Yeah we have small pots of yoghurt taken away yet have no problem carrying in Leathermans with massive blades on them and any other dangerous tools.

Yep, the same. Despite them being a locking blade they are fine. Knob of butter for my morning toast, omg a butter bomber!

The best way to get a jar of jam or a yogurt through our security is to put a bottle of water at the top of your bag. They see it on the screen, ask to search your bag and get all pleased with themselves taking away a bottle of tap water, leaving the rest of your breakfast alone ;)

One of my collegues had feta cheese taken away from him which sparked an argument on liquids for quite a while. Apparently if you melt it it become a liquid was the argument for taking it off him.
 
had feta cheese taken away from him which sparked an argument on liquids for quite a while. Apparently if you melt it it become a liquid was the argument for taking it off him.

Surely by that reckoning they shouldn't allow any metals or plastics on board either?
They tend to turn into a liquid when you apply heat...
 
Yep, the same. Despite them being a locking blade they are fine. Knob of butter for my morning toast, omg a butter bomber!

The best way to get a jar of jam or a yogurt through our security is to put a bottle of water at the top of your bag. They see it on the screen, ask to search your bag and get all pleased with themselves taking away a bottle of tap water, leaving the rest of your breakfast alone ;)

One of my collegues had feta cheese taken away from him which sparked an argument on liquids for quite a while. Apparently if you melt it it become a liquid was the argument for taking it off him.

Haha may have to try that!

As for the feta.. That's just bloody stupid. Unfortunately 95% of the security staff I have come across really are jobsworths.

Actually talking of the yank security, I was talking to a captain a little while back that had just returned from Chicago and nearly had something taken off him, I can't remember what it was exactly, but it was something he'd bought from a gardening shop in the states. They said he wasn't allowed it in case he hit the pax with it... After much laughing and speaking to someone higher up he was allowed it.
 
Surely by that reckoning they shouldn't allow any metals or plastics on board either?
They tend to turn into a liquid when you apply heat...

Yep that's the row people regularly have with them. They then take the stance that you had best shut up or they will take those other items that can be melted down.

Some are ok but the majority are thugs or jobsworths as Justin says. Especially when you have clearance anyway and get easily drive off site and bring stuff in with a van.

I've driven off site to pick up aircraft parts before, one item the box was the size of an arm chair. Obviously it wouldn't go through the scanner and all I was asked was "whats in the box".

Aircraft spares

"ok then"

Random crate which they can't be bothered to open, fine.

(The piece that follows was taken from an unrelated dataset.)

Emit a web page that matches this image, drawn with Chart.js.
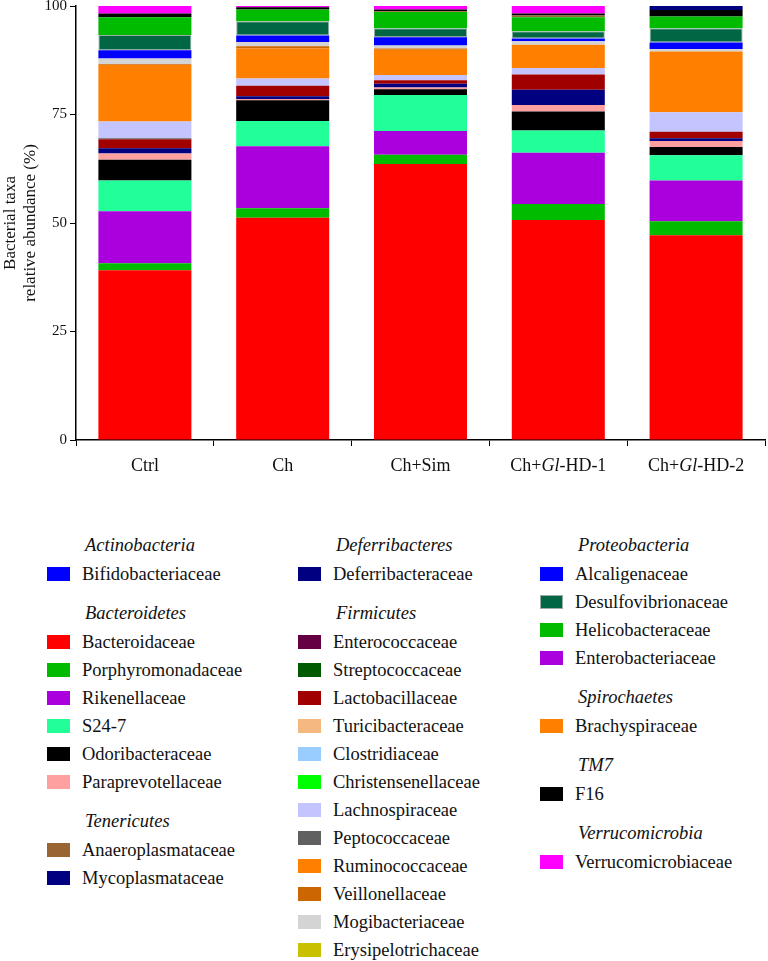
<!DOCTYPE html>
<html>
<head>
<meta charset="utf-8">
<script src="https://cdn.jsdelivr.net/npm/chart.js@4"></script>
<style>
    body { margin: 0; background: #fff; }
    #wrap { position: relative; width: 768px; height: 961px; overflow: hidden; font-family: 'Liberation Serif', 'DejaVu Serif', serif; color: #111; }
    #grafico { position: absolute; left: 0; top: -6px; }
    .coluna { position: absolute; top: 530px; }
    .filo { height: 30px; line-height: 30px; font-style: italic; font-size: 18.5px; padding-left: 38px; }
    .filo.seguinte { margin-top: 10px; }
    .item { height: 28px; line-height: 28px; font-size: 18.5px; display: flex; align-items: center; }
    .cor { width: 23px; height: 14px; margin-right: 12px; box-sizing: border-box; }
</style>
</head>
<body>
<div id="wrap">
    <canvas id="grafico" width="768" height="506"></canvas>
    <div id="legenda"></div>
</div>
<script>
(function () {
    var grupos = ['Ctrl', 'Ch', 'Ch+Sim', 'Ch+Gl-HD-1', 'Ch+Gl-HD-2'];

    // familias na ordem de empilhamento (de baixo para cima)
    var familias = [
        'Bacteroidaceae', 'Porphyromonadaceae', 'Rikenellaceae', 'S24-7', 'Odoribacteraceae',
        'Paraprevotellaceae', 'Deferribacteraceae', 'Enterococcaceae', 'Streptococcaceae',
        'Lactobacillaceae', 'Turicibacteraceae', 'Clostridiaceae', 'Christensenellaceae',
        'Peptococcaceae', 'Lachnospiraceae', 'Ruminococcaceae', 'Veillonellaceae',
        'Mogibacteriaceae', 'Erysipelotrichaceae', 'Bifidobacteriaceae', 'Alcaligenaceae',
        'Desulfovibrionaceae', 'Helicobacteraceae', 'Enterobacteriaceae', 'Brachyspiraceae',
        'Anaeroplasmataceae', 'F16', 'Mycoplasmataceae', 'Verrucomicrobiaceae'
    ];

    // abundancia relativa (%) por grupo, alinhada com familias
    var ctrl  = [39.1, 1.6, 12.0, 7.1, 4.8, 1.4, 1.2, 0, 0, 2.1, 0, 0, 0, 0.2, 3.9, 13.0, 0.2, 1.3, 0, 0, 1.9, 3.5, 4.1, 0, 0, 0, 0.9, 0, 1.7];
    var ch    = [51.2, 2.2, 14.3, 5.8, 4.8, 0.3, 0.6, 0, 0, 2.4, 0, 0, 0, 0, 1.7, 6.9, 0.5, 1.0, 0, 0, 1.5, 3.3, 2.7, 0, 0, 0, 0.5, 0, 0.3];
    var chSim = [63.6, 2.1, 5.5, 8.3, 1.3, 0.4, 0.9, 0, 0, 0.8, 0, 0, 0, 0, 1.2, 5.8, 0.3, 0.7, 0, 0, 1.9, 2.1, 3.7, 0, 0, 0.2, 0.4, 0, 0.8];
    var hd1   = [50.7, 3.7, 11.8, 5.1, 4.4, 1.5, 3.5, 0, 0, 3.5, 0, 0, 0, 0, 1.5, 5.4, 0, 0.8, 0, 0, 0.6, 1.7, 3.2, 0, 0, 0.4, 0.5, 0, 1.7];
    var hd2   = [47.2, 3.2, 9.4, 5.8, 1.9, 1.4, 0.6, 0, 0, 1.5, 0, 0, 0, 0, 4.5, 14.0, 0, 0.6, 0, 0, 1.5, 3.3, 2.7, 0, 0, 0, 1.5, 0.9, 0];

    var ticksY = [0, 25, 50, 75, 100];

    var cores = {
        'Bifidobacteriaceae': '#0000ff', 'Bacteroidaceae': '#ff0000', 'Porphyromonadaceae': '#00bb00',
        'Rikenellaceae': '#aa00dd', 'S24-7': '#22ff99', 'Odoribacteraceae': '#000000',
        'Paraprevotellaceae': '#ffa0a0', 'Anaeroplasmataceae': '#996633', 'Mycoplasmataceae': '#000080',
        'Deferribacteraceae': '#000080', 'Enterococcaceae': '#660044', 'Streptococcaceae': '#005a00',
        'Lactobacillaceae': '#a00000', 'Turicibacteraceae': '#f4b880', 'Clostridiaceae': '#99ccff',
        'Christensenellaceae': '#00ff00', 'Lachnospiraceae': '#c4c4ff', 'Peptococcaceae': '#606060',
        'Ruminococcaceae': '#ff8000', 'Veillonellaceae': '#cc6600', 'Mogibacteriaceae': '#d4d4d4',
        'Erysipelotrichaceae': '#c8c000', 'Alcaligenaceae': '#0000ff', 'Desulfovibrionaceae': '#006644',
        'Helicobacteraceae': '#00bb00', 'Enterobacteriaceae': '#aa00dd', 'Brachyspiraceae': '#ff8000',
        'F16': '#000000', 'Verrucomicrobiaceae': '#ff00ff'
    };

    var colunasLegenda = [
        [['Actinobacteria', ['Bifidobacteriaceae']],
         ['Bacteroidetes', ['Bacteroidaceae', 'Porphyromonadaceae', 'Rikenellaceae', 'S24-7', 'Odoribacteraceae', 'Paraprevotellaceae']],
         ['Tenericutes', ['Anaeroplasmataceae', 'Mycoplasmataceae']]],
        [['Deferribacteres', ['Deferribacteraceae']],
         ['Firmicutes', ['Enterococcaceae', 'Streptococcaceae', 'Lactobacillaceae', 'Turicibacteraceae', 'Clostridiaceae',
            'Christensenellaceae', 'Lachnospiraceae', 'Peptococcaceae', 'Ruminococcaceae', 'Veillonellaceae',
            'Mogibacteriaceae', 'Erysipelotrichaceae']]],
        [['Proteobacteria', ['Alcaligenaceae', 'Desulfovibrionaceae', 'Helicobacteraceae', 'Enterobacteriaceae']],
         ['Spirochaetes', ['Brachyspiraceae']],
         ['TM7', ['F16']],
         ['Verrucomicrobia', ['Verrucomicrobiaceae']]]
    ];
    var esquerdaColunas = [47, 298, 540];

    var fonteSerif = "'Liberation Serif', 'DejaVu Serif', serif";

    var datasets = familias.map(function (nome, i) {
        var borda = nome === 'Desulfovibrionaceae';
        return {
            label: nome,
            data: [ctrl[i], ch[i], chSim[i], hd1[i], hd2[i]],
            backgroundColor: cores[nome],
            borderColor: borda ? '#9aaea6' : cores[nome],
            borderWidth: borda ? 1 : 0,
            borderSkipped: false,
            categoryPercentage: 1,
            barPercentage: 0.675
        };
    });

    // rotulos do eixo x com "Gl" em italico
    var rotulosX = {
        id: 'rotulosX',
        afterDraw: function (chart) {
            var ctx = chart.ctx;
            var escala = chart.scales.x;
            ctx.save();
            ctx.fillStyle = '#111';
            ctx.textBaseline = 'middle';
            grupos.forEach(function (g, i) {
                var partes = g.indexOf('Gl') !== -1
                    ? [{ t: 'Ch+', it: false }, { t: 'Gl', it: true }, { t: g.slice(5), it: false }]
                    : [{ t: g, it: false }];
                var largura = 0;
                partes.forEach(function (p) {
                    ctx.font = (p.it ? 'italic ' : '') + '18px ' + fonteSerif;
                    p.w = ctx.measureText(p.t).width;
                    largura += p.w;
                });
                var x = escala.getPixelForValue(i) - largura / 2;
                partes.forEach(function (p) {
                    ctx.font = (p.it ? 'italic ' : '') + '18px ' + fonteSerif;
                    ctx.textAlign = 'left';
                    ctx.fillText(p.t, x, 472);
                    x += p.w;
                });
            });
            ctx.restore();
        }
    };

    new Chart(document.getElementById('grafico').getContext('2d'), {
        type: 'bar',
        data: { labels: grupos, datasets: datasets },
        options: {
            responsive: false,
            animation: false,
            layout: { padding: { top: 6, right: 3, left: 0, bottom: 0 } },
            plugins: { legend: { display: false }, tooltip: { enabled: false } },
            scales: {
                x: {
                    stacked: true,
                    grid: { display: true, drawOnChartArea: false, drawTicks: true, tickLength: 6, color: '#000' },
                    border: { color: '#000', width: 1.5 },
                    ticks: { display: false },
                    afterFit: function (s) { s.height = 60; }
                },
                y: {
                    stacked: true,
                    min: 0,
                    max: 100,
                    afterBuildTicks: function (s) {
                        s.ticks = ticksY.map(function (v) { return { value: v }; });
                    },
                    grid: { display: true, drawOnChartArea: false, drawTicks: true, tickLength: 6, color: '#000' },
                    border: { color: '#000', width: 1.5 },
                    ticks: { color: '#111', padding: 3, font: { family: fonteSerif, size: 15 } },
                    title: {
                        display: true,
                        text: ['Bacterial taxa', 'relative abundance (%)'],
                        color: '#111',
                        font: { family: fonteSerif, size: 17, lineHeight: 1.15 },
                        padding: { top: 1, bottom: 0 }
                    },
                    afterFit: function (s) { s.width = 76; }
                }
            }
        },
        plugins: [rotulosX]
    });

    function montarLegenda() {
        var legenda = document.getElementById('legenda');
        colunasLegenda.forEach(function (coluna, c) {
            var div = document.createElement('div');
            div.className = 'coluna';
            div.style.left = esquerdaColunas[c] + 'px';
            coluna.forEach(function (grupo, g) {
                var filo = document.createElement('div');
                filo.className = 'filo' + (g > 0 ? ' seguinte' : '');
                filo.textContent = grupo[0];
                div.appendChild(filo);
                grupo[1].forEach(function (nome) {
                    var item = document.createElement('div');
                    item.className = 'item';
                    var cor = document.createElement('span');
                    cor.className = 'cor';
                    cor.style.background = cores[nome];
                    if (nome === 'Desulfovibrionaceae') {
                        cor.style.border = '1px solid #9aaea6';
                    }
                    var texto = document.createElement('span');
                    texto.textContent = nome;
                    item.appendChild(cor);
                    item.appendChild(texto);
                    div.appendChild(item);
                });
            });
            legenda.appendChild(div);
        });
    }

    montarLegenda();
})();
</script>
</body>
</html>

Muller fruit corner, kabooooooom.



Actually talking of the yank security, I was talking to a captain a little while back that had just returned from Chicago and nearly had something taken off him, I can't remember what it was exactly, but it was something he'd bought from a gardening shop in the states. They said he wasn't allowed it in case he hit the pax with it... After much laughing and speaking to someone higher up he was allowed it.

Yeah there was one in chirp recently where they wouldn't let the captain take his sure deodrant stick on, because it can be melted down. Quite what the captain was going to do with a pool of melted deodrant is anyones guess when he has a few hundred tonnes at his disposal to pile into something should he have a moment of durka durka.
 
Especially when you have clearance anyway and get easily drive off site and bring stuff in with a van.

Such as the nightshifts kebab run :o

I'm surprised they aren't bothered about making a bomb from the chilli sauce or rubbing it in peoples eyes. Actually a lot of the guys go to a chicken place and get those little tubs of Baked Beans and haven't had a problem. I guess it's down to how hungry the security staff are.